● **Required task**
Print the listing as it stands, omitting all images.
+ + + + +
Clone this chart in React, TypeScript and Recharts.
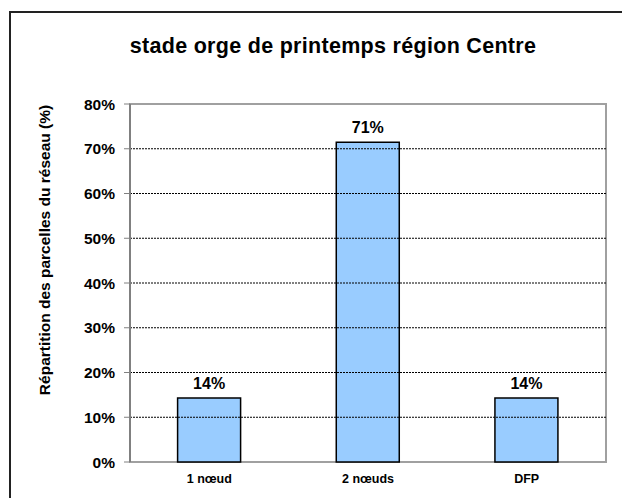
import React from "react";
import {
  BarChart,
  Bar,
  XAxis,
  YAxis,
  LabelList,
  ReferenceLine,
  ReferenceArea,
  Label,
} from "recharts";

const categories = ["1 nœud", "2 nœuds", "DFP"];
const shares = [14.29, 71.43, 14.29];
const yTicks = [0, 10, 20, 30, 40, 50, 60, 70, 80];
const gridValues = [10, 20, 30, 40, 50, 60, 70];
const boundaryTicks = [0, 1, 2, 3];
const title = "stade orge de printemps région Centre";
const yLabel = "Répartition des parcelles du réseau (%)";

const data = categories.map((c, i) => ({ name: c, value: shares[i] }));

const FONT = "'Liberation Sans', Arial, sans-serif";

function YTitle(props: any) {
  const vb = props.viewBox || { x: 0, y: 0, width: 0, height: 0 };
  const cx = vb.x + 44;
  const cy = vb.y + vb.height / 2 - 33;
  return (
    <text
      x={cx}
      y={cy}
      transform={`rotate(-90, ${cx}, ${cy})`}
      textAnchor="middle"
      dominantBaseline="central"
      fill="#000"
      fontSize={15.5}
      fontWeight="bold"
      fontFamily={FONT}
    >
      {yLabel}
    </text>
  );
}

export default function App() {
  return (
    <div
      style={{
        position: "absolute",
        left: 0,
        top: 0,
        width: 622,
        height: 498,
        overflow: "hidden",
        background: "#fff",
        fontFamily: FONT,
      }}
    >
      <div
        style={{
          position: "absolute",
          left: 9,
          top: 11,
          width: 800,
          height: 800,
          border: "2px solid #222",
          boxSizing: "border-box",
        }}
      />
      <div
        style={{
          position: "absolute",
          left: 0,
          top: 32,
          width: 666,
          textAlign: "center",
          fontWeight: "bold",
          fontSize: 21.5,
          lineHeight: "28px",
          color: "#000",
          letterSpacing: 0.3,
        }}
      >
        {title}
      </div>
      <div style={{ position: "absolute", left: 0, top: 0 }}>
        <BarChart
          width={622}
          height={498}
          data={data}
          margin={{ top: 104, right: 16, bottom: 6, left: 0 }}
          barCategoryGap="30%"
        >
          <XAxis
            xAxisId="b"
            type="number"
            domain={[0, 3]}
            ticks={boundaryTicks}
            allowDataOverflow
            height={0}
            tickSize={6}
            tick={() => <g />}
            axisLine={{ stroke: "#808080", strokeWidth: 2 }}
            tickLine={{ stroke: "#808080", strokeWidth: 1 }}
          />
          <XAxis
            dataKey="name"
            height={30}
            axisLine={false}
            tickLine={false}
            tickSize={0}
            tickMargin={12}
            tick={{ fill: "#000", fontSize: 12.5, fontWeight: "bold", fontFamily: FONT }}
          />
          <YAxis
            width={130}
            domain={[0, 80]}
            ticks={yTicks}
            interval={0}
            tickFormatter={(v: number) => `${v}%`}
            tickSize={6}
            tickMargin={9}
            axisLine={{ stroke: "#808080", strokeWidth: 2 }}
            tickLine={{ stroke: "#808080", strokeWidth: 1 }}
            tick={{ fill: "#000", fontSize: 15.5, fontWeight: "bold", fontFamily: FONT }}
          >
            <Label content={<YTitle />} />
          </YAxis>
          {gridValues.map((v) => (
            <ReferenceLine
              key={v}
              y={v}
              stroke="#000"
              strokeWidth={1}
              strokeDasharray="2 1"
              ifOverflow="visible"
            />
          ))}
          <ReferenceArea
            y1={0}
            y2={80}
            fill="none"
            stroke="#a0a0a0"
            strokeWidth={2}
            ifOverflow="visible"
          />
          <Bar
            dataKey="value"
            fill="#99CCFF"
            stroke="#000"
            strokeWidth={1.5}
            isAnimationActive={false}
          >
            <LabelList
              dataKey="value"
              position="top"
              offset={9}
              formatter={(v: number) => `${Math.round(v)}%`}
              style={{ fill: "#000", fontSize: 16, fontWeight: "bold", fontFamily: FONT }}
            />
          </Bar>
        </BarChart>
      </div>
    </div>
  );
}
+ + + + +
● **Solution to the problem**
Clone this chart in React, TypeScript and Recharts.
import React from "react";
import {
  BarChart,
  Bar,
  XAxis,
  YAxis,
  LabelList,
  ReferenceLine,
  ReferenceArea,
  Label,
} from "recharts";

const categories = ["1 nœud", "2 nœuds", "DFP"];
const shares = [14.29, 71.43, 14.29];
const yTicks = [0, 10, 20, 30, 40, 50, 60, 70, 80];
const gridValues = [10, 20, 30, 40, 50, 60, 70];
const boundaryTicks = [0, 1, 2, 3];
const title = "stade orge de printemps région Centre";
const yLabel = "Répartition des parcelles du réseau (%)";

const data = categories.map((c, i) => ({ name: c, value: shares[i] }));

const FONT = "'Liberation Sans', Arial, sans-serif";

function YTitle(props: any) {
  const vb = props.viewBox || { x: 0, y: 0, width: 0, height: 0 };
  const cx = vb.x + 44;
  const cy = vb.y + vb.height / 2 - 33;
  return (
    <text
      x={cx}
      y={cy}
      transform={`rotate(-90, ${cx}, ${cy})`}
      textAnchor="middle"
      dominantBaseline="central"
      fill="#000"
      fontSize={15.5}
      fontWeight="bold"
      fontFamily={FONT}
    >
      {yLabel}
    </text>
  );
}

export default function App() {
  return (
    <div
      style={{
        position: "absolute",
        left: 0,
        top: 0,
        width: 622,
        height: 498,
        overflow: "hidden",
        background: "#fff",
        fontFamily: FONT,
      }}
    >
      <div
        style={{
          position: "absolute",
          left: 9,
          top: 11,
          width: 800,
          height: 800,
          border: "2px solid #222",
          boxSizing: "border-box",
        }}
      />
      <div
        style={{
          position: "absolute",
          left: 0,
          top: 32,
          width: 666,
          textAlign: "center",
          fontWeight: "bold",
          fontSize: 21.5,
          lineHeight: "28px",
          color: "#000",
          letterSpacing: 0.3,
        }}
      >
        {title}
      </div>
      <div style={{ position: "absolute", left: 0, top: 0 }}>
        <BarChart
          width={622}
          height={498}
          data={data}
          margin={{ top: 104, right: 16, bottom: 6, left: 0 }}
          barCategoryGap="30%"
        >
          <XAxis
            xAxisId="b"
            type="number"
            domain={[0, 3]}
            ticks={boundaryTicks}
            allowDataOverflow
            height={0}
            tickSize={6}
            tick={() => <g />}
            axisLine={{ stroke: "#808080", strokeWidth: 2 }}
            tickLine={{ stroke: "#808080", strokeWidth: 1 }}
          />
          <XAxis
            dataKey="name"
            height={30}
            axisLine={false}
            tickLine={false}
            tickSize={0}
            tickMargin={12}
            tick={{ fill: "#000", fontSize: 12.5, fontWeight: "bold", fontFamily: FONT }}
          />
          <YAxis
            width={130}
            domain={[0, 80]}
            ticks={yTicks}
            interval={0}
            tickFormatter={(v: number) => `${v}%`}
            tickSize={6}
            tickMargin={9}
            axisLine={{ stroke: "#808080", strokeWidth: 2 }}
            tickLine={{ stroke: "#808080", strokeWidth: 1 }}
            tick={{ fill: "#000", fontSize: 15.5, fontWeight: "bold", fontFamily: FONT }}
          >
            <Label content={<YTitle />} />
          </YAxis>
          {gridValues.map((v) => (
            <ReferenceLine
              key={v}
              y={v}
              stroke="#000"
              strokeWidth={1}
              strokeDasharray="2 1"
              ifOverflow="visible"
            />
          ))}
          <ReferenceArea
            y1={0}
            y2={80}
            fill="none"
            stroke="#a0a0a0"
            strokeWidth={2}
            ifOverflow="visible"
          />
          <Bar
            dataKey="value"
            fill="#99CCFF"
            stroke="#000"
            strokeWidth={1.5}
            isAnimationActive={false}
          >
            <LabelList
              dataKey="value"
              position="top"
              offset={9}
              formatter={(v: number) => `${Math.round(v)}%`}
              style={{ fill: "#000", fontSize: 16, fontWeight: "bold", fontFamily: FONT }}
            />
          </Bar>
        </BarChart>
      </div>
    </div>
  );
}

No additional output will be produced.